2. Sampling frame and text collection
In the LCMC corpus, the FLOB sampling frame is followed strictly except for two minor variations. The first variation relates to the sampling frame – we replaced western and adventure fiction (category N) with martial arts fiction. There are three reasons for this decision. Firstly, there is simply no western fiction in China; secondly, martial arts fiction is broadly a type of adventure fiction and it is a very popular and important fiction type in China and hence should be represented; thirdly, the language used in martial arts fiction is a distinctive language type and hence once more one would wish to sample it. Most stories of this type, even though they were published recently, are under the influence of vernacular Chinese, i.e. modern Chinese styled to appear like classical Chinese. While the inclusion of this text type has made the tasks of POS tagging and post-editing more difficult, it may also make it possible to compare representations of vernacular Chinese and modern Chinese. The second variation was caused by problems matching the sampling period. Considering the availability of texts of some categories, we decided to modify the FLOB sampling period slightly by also including some samples in ±2 years of 1991 when there were not enough samples readily available for 1991. As a result, of the 500 samples included in the LCMC corpus, around two thirds were produced in 1991 while the other one third produced within two years of 1991. We assume that such a time span will not influence a language significantly.
The LCMC corpus has been constructed using written Mandarin Chinese texts published in Mainland China to ensure some degree of textual homogeneity. It should be noted that plain written texts alone have been transcribed, with tables, illustrations, pictures, formulae and special symbols omitted and replaced with a gap element marked by the wording ‘omission’. Long citations from translated texts or texts produced outside the sampling period were also omitted so that the effect of translationese could be excluded and L1 quality guaranteed.

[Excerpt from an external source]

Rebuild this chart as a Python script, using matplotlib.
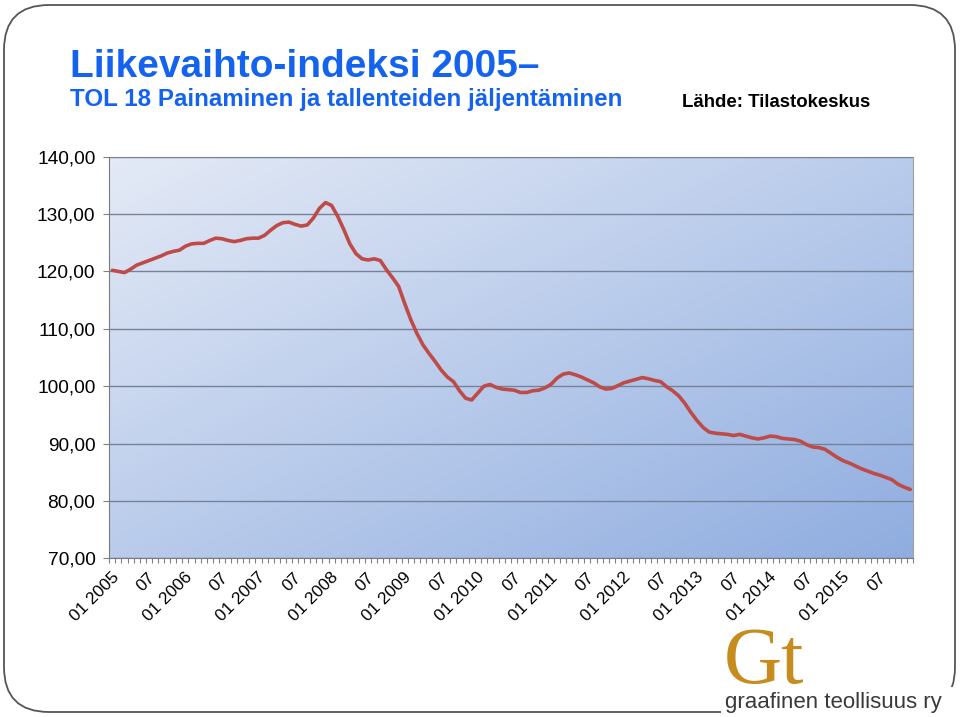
import numpy as np
import matplotlib
matplotlib.use("Agg")
import matplotlib.pyplot as plt
from matplotlib.patches import FancyBboxPatch, Rectangle
from matplotlib.transforms import IdentityTransform, ScaledTranslation

# monthly index, 01/2005 - 12/2015
index_values = [
    120.2, 120.0, 119.8, 120.4, 121.1, 121.5, 121.9, 122.3, 122.7, 123.2, 123.5, 123.7,
    124.4, 124.8, 124.9, 124.9, 125.4, 125.8, 125.7, 125.4, 125.2, 125.4, 125.7, 125.8,
    125.8, 126.3, 127.2, 128.0, 128.5, 128.6, 128.2, 127.9, 128.1, 129.3, 131.0, 132.0,
    131.5, 129.6, 127.3, 124.8, 123.1, 122.2, 122.0, 122.2, 121.9, 120.3, 118.9, 117.4,
    114.4, 111.6, 109.2, 107.2, 105.7, 104.3, 102.8, 101.6, 100.8, 99.2, 97.9, 97.6,
    98.8, 100.0, 100.3, 99.8, 99.5, 99.4, 99.3, 98.9, 98.9, 99.2, 99.3, 99.7,
    100.3, 101.4, 102.1, 102.3, 102.0, 101.6, 101.1, 100.6, 99.9, 99.5, 99.6, 100.1,
    100.6, 100.9, 101.2, 101.5, 101.3, 101.0, 100.8, 99.9, 99.2, 98.3, 97.0, 95.4,
    94.0, 92.8, 92.0, 91.8, 91.7, 91.6, 91.4, 91.6, 91.3, 91.0, 90.8, 91.0,
    91.3, 91.2, 90.9, 90.8, 90.7, 90.4, 89.8, 89.4, 89.3, 89.0, 88.3, 87.6,
    87.0, 86.6, 86.1, 85.6, 85.2, 84.8, 84.5, 84.1, 83.7, 82.9, 82.4, 82.0,
]
years = list(range(2005, 2016))
tick_labels = []
for y in years:
    tick_labels += ["01 " + str(y), "07"]
y_ticks = [70, 80, 90, 100, 110, 120, 130, 140]

plt.rcParams['font.family'] = ['Liberation Sans', 'DejaVu Sans']

W, H = 960, 717
fig = plt.figure(figsize=(W / 100, H / 100), dpi=100)
fig.patch.set_facecolor('white')

# rounded frame
frame = FancyBboxPatch((4, 5), 951, 707, boxstyle="round,pad=0,rounding_size=45",
                       transform=IdentityTransform(), facecolor='none',
                       edgecolor='#555555', linewidth=1.3, zorder=-2)
fig.patches.append(frame)

ax = fig.add_axes([109.3 / W, 1 - 558.3 / H, 804 / W, 401.6 / H])

# gradient background
nx, ny = 200, 200
cols = np.linspace(0, 1, nx)[None, :]
rows = np.linspace(0, 1, ny)[:, None]
t = (cols + rows) / 2
c0 = np.array([0xe4, 0xea, 0xf6]) / 255
c1 = np.array([0x8f, 0xad, 0xe0]) / 255
grad = c0[None, None, :] + t[:, :, None] * (c1 - c0)[None, None, :]
ax.imshow(grad, extent=(0, 1, 0, 1), transform=ax.transAxes, aspect='auto',
          zorder=0, origin='upper')

x = np.arange(len(index_values))
ax.plot(x, index_values, color='#be4b48', linewidth=2.6, zorder=3,
        solid_joinstyle='round', solid_capstyle='round')

ax.set_xlim(-0.5, len(index_values) - 0.5)
ax.set_ylim(70, 140)
ax.set_yticks(y_ticks)
ax.set_yticklabels([f"{v},00" for v in y_ticks], fontsize=13.8)
ax.grid(axis='y', color='#76829a', linewidth=1.0, zorder=1)
ax.set_axisbelow(False)

ax.set_xticks(np.arange(0, len(index_values), 6))
ax.set_xticklabels(tick_labels, rotation=45, ha='right', va='center',
                   rotation_mode='anchor', fontsize=12.4)
ax.set_xticks(np.arange(-0.5, len(index_values), 1), minor=True)
ax.tick_params(axis='x', which='major', length=0, pad=12)
ax.tick_params(axis='x', which='minor', length=3.5, color='#808080', width=0.8)
ax.tick_params(axis='y', length=4, color='#808080', pad=6)
shift = ScaledTranslation(4 / 100, 0, fig.dpi_scale_trans)
for lab in ax.get_xticklabels():
    lab.set_transform(lab.get_transform() + shift)

for s in ['left', 'bottom']:
    ax.spines[s].set_color('#7a7a7a')
for s in ['top', 'right']:
    ax.spines[s].set_color('#a0a0a0')

blue = '#1463ee'
fig.text(70 / W, 1 - 77 / H, "Liikevaihto-indeksi 2005–", color=blue,
         fontsize=28, fontweight='bold', va='baseline', ha='left')
fig.text(70 / W, 1 - 106 / H, "TOL 18 Painaminen ja tallenteiden jäljentäminen",
         color=blue, fontsize=17.4, fontweight='bold', va='baseline', ha='left')
fig.text(682 / W, 1 - 107 / H, "Lähde: Tilastokeskus", color='black',
         fontsize=13.4, fontweight='bold', va='baseline', ha='left')

# logo covers the bottom-right corner of the frame
cover = Rectangle((721, 0), 239, 30, transform=IdentityTransform(),
                  facecolor='white', edgecolor='none', zorder=-1)
fig.patches.append(cover)
fig.text(724 / W, 1 - 683 / H, "Gt", color='#c68c1e', fontsize=58,
         family='Liberation Serif', va='baseline', ha='left')
fig.text(725 / W, 1 - 708 / H, "graafinen teollisuus ry", color='#3a3a3a',
         fontsize=16, va='baseline', ha='left')

fig.savefig("out.png", dpi=100)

While a small number of samples,
if they were conformant with our sampling frame, were collected from the
Internet, most samples were provided by the SSReader
Digital Library in China. As each page of electronic books in the library
comes in PDG format, these pages were transferred into text files using an OCR
program provided by the digital library. This scanning process resulted in a
1-3% error rate, depending on the quality of the picture files. Each electronic
text file was proofread and corrected independently by two native speakers of
Mandarin Chinese so as to keep the transcribed raw texts as accurate as
While the digital library has a
very large collection of books, it does not provide newspapers. The only sources
of newswire texts from the library are a dozen of collections of news awarded at
various levels. These collections, however, represent newswire texts from more
than eighty newspapers and television or broadcasting stations. The samples from
these sources account for around two thirds of texts for the press categories
(A-C). The other one third are sampled from newswire texts from Xinhua News
Agency (excerpted from the PH Corpus). Considering that this is the most
important and representative news provider in China, we believe that this
proportion is justified.
3. Encoding and markup conventions
Unlike single-byte western
languages like English, Chinese uses 2 bytes of ASCII codes for each character.
Currently there are three encoding systems for Chinese characters: GB2312 for
simplified Chinese, Big5 for traditional Chinese, and Unicode. While the
original texts were encoded in GB2312, we decided to convert the encoding into
Unicode (UTF-8) for the following reasons, namely, (1) to ensure the
compatibility of non-Chinese operating system and Chinese characters; and (2) to
take advantage of the latest Unicode-compatible concordancers like Xara version
1.0 and the WordSmith Tools version 4.0.
In order to make it more
convenient for users with an operating system earlier than Windows 2000 and
without a language support pack to use our data, we have produced a Pinyin
version of the LCMC corpus in addition to the standard version containing
characters. While also encoded using UTF-8, the Pinyin version will be more
compatible with older operating and concordance systems. This is also of
assistance to users who can read Romanised Chinese but not Chinese characters.